> WHAT NEEDS TO BE DONE:
Quote the whole listing exactly. Leave the pictures out of your copy.

** Begin DATA SHOWN **

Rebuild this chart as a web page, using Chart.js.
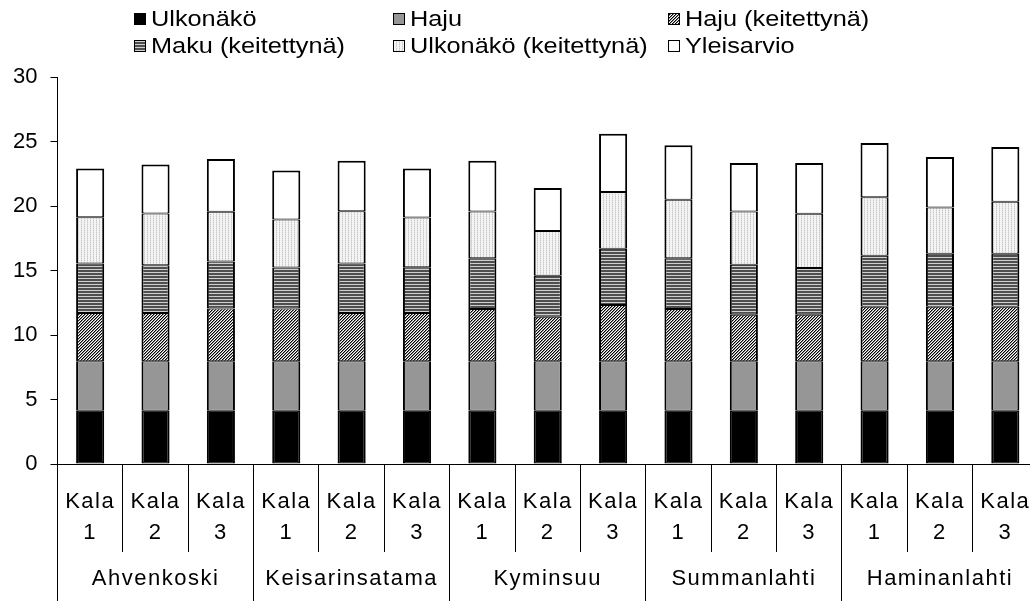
<!DOCTYPE html>
<html><head><meta charset="utf-8">
<script src="https://cdn.jsdelivr.net/npm/chart.js@4"></script>
<style>
html,body{margin:0;padding:0;overflow:hidden;background:#fff;width:1030px;height:601px}
#wrap{width:1040px;height:601px;}
</style></head><body><div id="wrap"><canvas id="c" width="1040" height="601"></canvas></div>
<script>
// ---- data ----
const groups = ['Ahvenkoski', 'Keisarinsatama', 'Kyminsuu', 'Summanlahti', 'Haminanlahti'];
const categories = [
  'Kala 1','Kala 2','Kala 3',
  'Kala 1','Kala 2','Kala 3',
  'Kala 1','Kala 2','Kala 3',
  'Kala 1','Kala 2','Kala 3',
  'Kala 1','Kala 2','Kala 3'
];
const seriesNames = ['Ulkonäkö', 'Haju', 'Haju (keitettynä)', 'Maku (keitettynä)', 'Ulkonäkö (keitettynä)', 'Yleisarvio'];
const ulkonako     = [4.13,4.13,4.13,4.13,4.13,4.13,4.13,4.13,4.13,4.13,4.13,4.13,4.13,4.13,4.13];
const haju         = [3.83,3.83,3.83,3.83,3.83,3.83,3.83,3.83,3.83,3.83,3.83,3.83,3.83,3.83,3.83];
const hajuKeit     = [3.75,3.75,4.10,4.10,3.75,3.75,4.06,3.46,4.37,4.05,3.61,3.61,4.23,4.23,4.23];
const makuKeit     = [3.83,3.70,3.64,3.18,3.83,3.54,3.92,3.18,4.36,3.94,3.88,3.63,3.96,4.11,4.11];
const ulkonakoKeit = [3.59,4.00,3.86,3.72,4.05,3.86,3.64,3.46,4.39,4.53,4.13,4.20,4.52,3.59,4.03];
const yleisarvio   = [3.78,3.80,4.08,3.80,3.92,3.80,3.93,3.34,4.52,4.23,3.75,3.93,4.21,3.91,4.24];
const yTicks = [0,5,10,15,20,25,30];

// ---- fills ----
function makePattern(w, h, draw) {
  const c = document.createElement('canvas'); c.width = w; c.height = h;
  const g = c.getContext('2d'); draw(g);
  return document.createElement('canvas').getContext('2d').createPattern(c, 'repeat');
}
const diagPat = makePattern(3, 3, g => {
  g.fillStyle = '#fff'; g.fillRect(0,0,3,3);
  for (let i = 0; i < 3; i++) {
    g.fillStyle = '#000'; g.fillRect(i, 2 - i, 1, 1);
    g.fillStyle = '#8a8a8a'; g.fillRect(i, (3 - i) % 3, 1, 1);
  }
});
const horizPat = makePattern(4, 3, g => {
  g.fillStyle = '#4e4e4e'; g.fillRect(0,0,4,2);
  g.fillStyle = '#cfcfcf'; g.fillRect(0,2,4,1);
});
const dotPat = makePattern(3, 2, g => {
  g.fillStyle = '#f4f4f4'; g.fillRect(0,0,3,2);
  g.fillStyle = '#c6c6c6'; g.fillRect(0,0,1,1);
  g.fillStyle = '#e0e0e0'; g.fillRect(0,1,1,1);
});
const fills = ['#000000', '#969696', diagPat, horizPat, dotPat, '#ffffff'];
const seriesData = [ulkonako, haju, hajuKeit, makuKeit, ulkonakoKeit, yleisarvio];

const FONT = "'Liberation Sans', Arial, sans-serif";

// custom legend in two rows / three columns
const legendPlugin = {
  id: 'gridLegend',
  afterDraw(chart) {
    const ctx = chart.ctx;
    const cols = [134, 393, 668];
    const rows = [13, 40];
    ctx.save();
    chart.data.datasets.forEach((ds, i) => {
      const x = cols[i % 3], y = rows[Math.floor(i / 3)];
      ctx.fillStyle = ds.backgroundColor;
      ctx.fillRect(x, y, 12, 12);
      ctx.strokeStyle = '#000'; ctx.lineWidth = 1;
      ctx.strokeRect(x + 0.5, y + 0.5, 11, 11);
      ctx.save();
      ctx.translate(x + 17, y + 6.5);
      ctx.scale(1.15, 1);
      ctx.fillStyle = '#000';
      ctx.font = '22px ' + FONT;
      ctx.textBaseline = 'middle';
      ctx.textAlign = 'left';
      ctx.fillText(ds.label, 0, 0);
      ctx.restore();
    });
    ctx.restore();
  }
};

// slightly wider lettering for the category axis labels
const spacingPlugin = {
  id: 'xLetterSpacing',
  afterLayout(chart) {
    const s = chart.scales.x;
    if (!s || s._spacedWrap) return;
    const orig = s.drawLabels.bind(s);
    s.drawLabels = function (area) {
      const ctx = chart.ctx;
      ctx.save();
      ctx.letterSpacing = '1.5px';
      orig(area);
      ctx.restore();
    };
    s._spacedWrap = true;
  }
};

const datasets = seriesData.map((d, i) => ({
  label: seriesNames[i],
  data: d,
  xAxisID: 'x',
  yAxisID: 'y',
  backgroundColor: fills[i],
  borderColor: '#000',
  borderWidth: {left: 2, right: 2, top: i === 5 ? 2 : 1, bottom: 1},
  borderSkipped: false,
  barPercentage: 0.43,
  categoryPercentage: 1.0
}));

Chart.defaults.font.family = FONT;
Chart.defaults.color = '#000';

new Chart(document.getElementById('c'), {
  type: 'bar',
  data: { labels: categories, datasets },
  options: {
    responsive: false,
    animation: false,
    devicePixelRatio: 1,
    layout: { padding: { top: 77, left: 0, right: 2, bottom: 0 } },
    plugins: { legend: { display: false }, tooltip: { enabled: false } },
    scales: {
      x: {
        stacked: true, weight: 0, position: 'bottom',
        grid: { offset: true, drawOnChartArea: false, tickLength: 88, color: '#000', lineWidth: 1 },
        border: { color: '#000', width: 1 },
        ticks: {
          color: '#000', font: { size: 22, lineHeight: 0.705 }, padding: -58,
          maxRotation: 0, minRotation: 0, autoSkip: false,
          callback: (v, i) => {
            const parts = categories[i].split(' ');
            return [parts[0], '', parts[1], '', '', i % 3 === 1 ? groups[(i - 1) / 3] : ''];
          }
        },
        afterFit: s => { s.height = 137; }
      },
      y: {
        stacked: true, min: 0, max: 30,
        afterBuildTicks: s => { s.ticks = yTicks.map(v => ({ value: v })); },
        ticks: { color: '#000', font: { size: 22 }, padding: 13 },
        grid: { drawOnChartArea: false, tickLength: 7, color: '#000', lineWidth: 1 },
        border: { color: '#000', width: 1 }
      },
      x2: {
        type: 'category', labels: groups, position: 'bottom', weight: -1, offset: true,
        grid: { offset: true, drawOnChartArea: false, tickLength: 137, color: '#000', lineWidth: 1 },
        border: { display: false },
        ticks: { display: false },
        afterFit: s => { s.height = 0; }
      }
    }
  },
  plugins: [legendPlugin, spacingPlugin]
});
</script></body></html>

** End DATA SHOWN **

> PROBLEM SOLUTION:
Rebuild this chart as a web page, using Chart.js.
<!DOCTYPE html>
<html><head><meta charset="utf-8">
<script src="https://cdn.jsdelivr.net/npm/chart.js@4"></script>
<style>
html,body{margin:0;padding:0;overflow:hidden;background:#fff;width:1030px;height:601px}
#wrap{width:1040px;height:601px;}
</style></head><body><div id="wrap"><canvas id="c" width="1040" height="601"></canvas></div>
<script>
// ---- data ----
const groups = ['Ahvenkoski', 'Keisarinsatama', 'Kyminsuu', 'Summanlahti', 'Haminanlahti'];
const categories = [
  'Kala 1','Kala 2','Kala 3',
  'Kala 1','Kala 2','Kala 3',
  'Kala 1','Kala 2','Kala 3',
  'Kala 1','Kala 2','Kala 3',
  'Kala 1','Kala 2','Kala 3'
];
const seriesNames = ['Ulkonäkö', 'Haju', 'Haju (keitettynä)', 'Maku (keitettynä)', 'Ulkonäkö (keitettynä)', 'Yleisarvio'];
const ulkonako     = [4.13,4.13,4.13,4.13,4.13,4.13,4.13,4.13,4.13,4.13,4.13,4.13,4.13,4.13,4.13];
const haju         = [3.83,3.83,3.83,3.83,3.83,3.83,3.83,3.83,3.83,3.83,3.83,3.83,3.83,3.83,3.83];
const hajuKeit     = [3.75,3.75,4.10,4.10,3.75,3.75,4.06,3.46,4.37,4.05,3.61,3.61,4.23,4.23,4.23];
const makuKeit     = [3.83,3.70,3.64,3.18,3.83,3.54,3.92,3.18,4.36,3.94,3.88,3.63,3.96,4.11,4.11];
const ulkonakoKeit = [3.59,4.00,3.86,3.72,4.05,3.86,3.64,3.46,4.39,4.53,4.13,4.20,4.52,3.59,4.03];
const yleisarvio   = [3.78,3.80,4.08,3.80,3.92,3.80,3.93,3.34,4.52,4.23,3.75,3.93,4.21,3.91,4.24];
const yTicks = [0,5,10,15,20,25,30];

// ---- fills ----
function makePattern(w, h, draw) {
  const c = document.createElement('canvas'); c.width = w; c.height = h;
  const g = c.getContext('2d'); draw(g);
  return document.createElement('canvas').getContext('2d').createPattern(c, 'repeat');
}
const diagPat = makePattern(3, 3, g => {
  g.fillStyle = '#fff'; g.fillRect(0,0,3,3);
  for (let i = 0; i < 3; i++) {
    g.fillStyle = '#000'; g.fillRect(i, 2 - i, 1, 1);
    g.fillStyle = '#8a8a8a'; g.fillRect(i, (3 - i) % 3, 1, 1);
  }
});
const horizPat = makePattern(4, 3, g => {
  g.fillStyle = '#4e4e4e'; g.fillRect(0,0,4,2);
  g.fillStyle = '#cfcfcf'; g.fillRect(0,2,4,1);
});
const dotPat = makePattern(3, 2, g => {
  g.fillStyle = '#f4f4f4'; g.fillRect(0,0,3,2);
  g.fillStyle = '#c6c6c6'; g.fillRect(0,0,1,1);
  g.fillStyle = '#e0e0e0'; g.fillRect(0,1,1,1);
});
const fills = ['#000000', '#969696', diagPat, horizPat, dotPat, '#ffffff'];
const seriesData = [ulkonako, haju, hajuKeit, makuKeit, ulkonakoKeit, yleisarvio];

const FONT = "'Liberation Sans', Arial, sans-serif";

// custom legend in two rows / three columns
const legendPlugin = {
  id: 'gridLegend',
  afterDraw(chart) {
    const ctx = chart.ctx;
    const cols = [134, 393, 668];
    const rows = [13, 40];
    ctx.save();
    chart.data.datasets.forEach((ds, i) => {
      const x = cols[i % 3], y = rows[Math.floor(i / 3)];
      ctx.fillStyle = ds.backgroundColor;
      ctx.fillRect(x, y, 12, 12);
      ctx.strokeStyle = '#000'; ctx.lineWidth = 1;
      ctx.strokeRect(x + 0.5, y + 0.5, 11, 11);
      ctx.save();
      ctx.translate(x + 17, y + 6.5);
      ctx.scale(1.15, 1);
      ctx.fillStyle = '#000';
      ctx.font = '22px ' + FONT;
      ctx.textBaseline = 'middle';
      ctx.textAlign = 'left';
      ctx.fillText(ds.label, 0, 0);
      ctx.restore();
    });
    ctx.restore();
  }
};

// slightly wider lettering for the category axis labels
const spacingPlugin = {
  id: 'xLetterSpacing',
  afterLayout(chart) {
    const s = chart.scales.x;
    if (!s || s._spacedWrap) return;
    const orig = s.drawLabels.bind(s);
    s.drawLabels = function (area) {
      const ctx = chart.ctx;
      ctx.save();
      ctx.letterSpacing = '1.5px';
      orig(area);
      ctx.restore();
    };
    s._spacedWrap = true;
  }
};

const datasets = seriesData.map((d, i) => ({
  label: seriesNames[i],
  data: d,
  xAxisID: 'x',
  yAxisID: 'y',
  backgroundColor: fills[i],
  borderColor: '#000',
  borderWidth: {left: 2, right: 2, top: i === 5 ? 2 : 1, bottom: 1},
  borderSkipped: false,
  barPercentage: 0.43,
  categoryPercentage: 1.0
}));

Chart.defaults.font.family = FONT;
Chart.defaults.color = '#000';

new Chart(document.getElementById('c'), {
  type: 'bar',
  data: { labels: categories, datasets },
  options: {
    responsive: false,
    animation: false,
    devicePixelRatio: 1,
    layout: { padding: { top: 77, left: 0, right: 2, bottom: 0 } },
    plugins: { legend: { display: false }, tooltip: { enabled: false } },
    scales: {
      x: {
        stacked: true, weight: 0, position: 'bottom',
        grid: { offset: true, drawOnChartArea: false, tickLength: 88, color: '#000', lineWidth: 1 },
        border: { color: '#000', width: 1 },
        ticks: {
          color: '#000', font: { size: 22, lineHeight: 0.705 }, padding: -58,
          maxRotation: 0, minRotation: 0, autoSkip: false,
          callback: (v, i) => {
            const parts = categories[i].split(' ');
            return [parts[0], '', parts[1], '', '', i % 3 === 1 ? groups[(i - 1) / 3] : ''];
          }
        },
        afterFit: s => { s.height = 137; }
      },
      y: {
        stacked: true, min: 0, max: 30,
        afterBuildTicks: s => { s.ticks = yTicks.map(v => ({ value: v })); },
        ticks: { color: '#000', font: { size: 22 }, padding: 13 },
        grid: { drawOnChartArea: false, tickLength: 7, color: '#000', lineWidth: 1 },
        border: { color: '#000', width: 1 }
      },
      x2: {
        type: 'category', labels: groups, position: 'bottom', weight: -1, offset: true,
        grid: { offset: true, drawOnChartArea: false, tickLength: 137, color: '#000', lineWidth: 1 },
        border: { display: false },
        ticks: { display: false },
        afterFit: s => { s.height = 0; }
      }
    }
  },
  plugins: [legendPlugin, spacingPlugin]
});
</script></body></html>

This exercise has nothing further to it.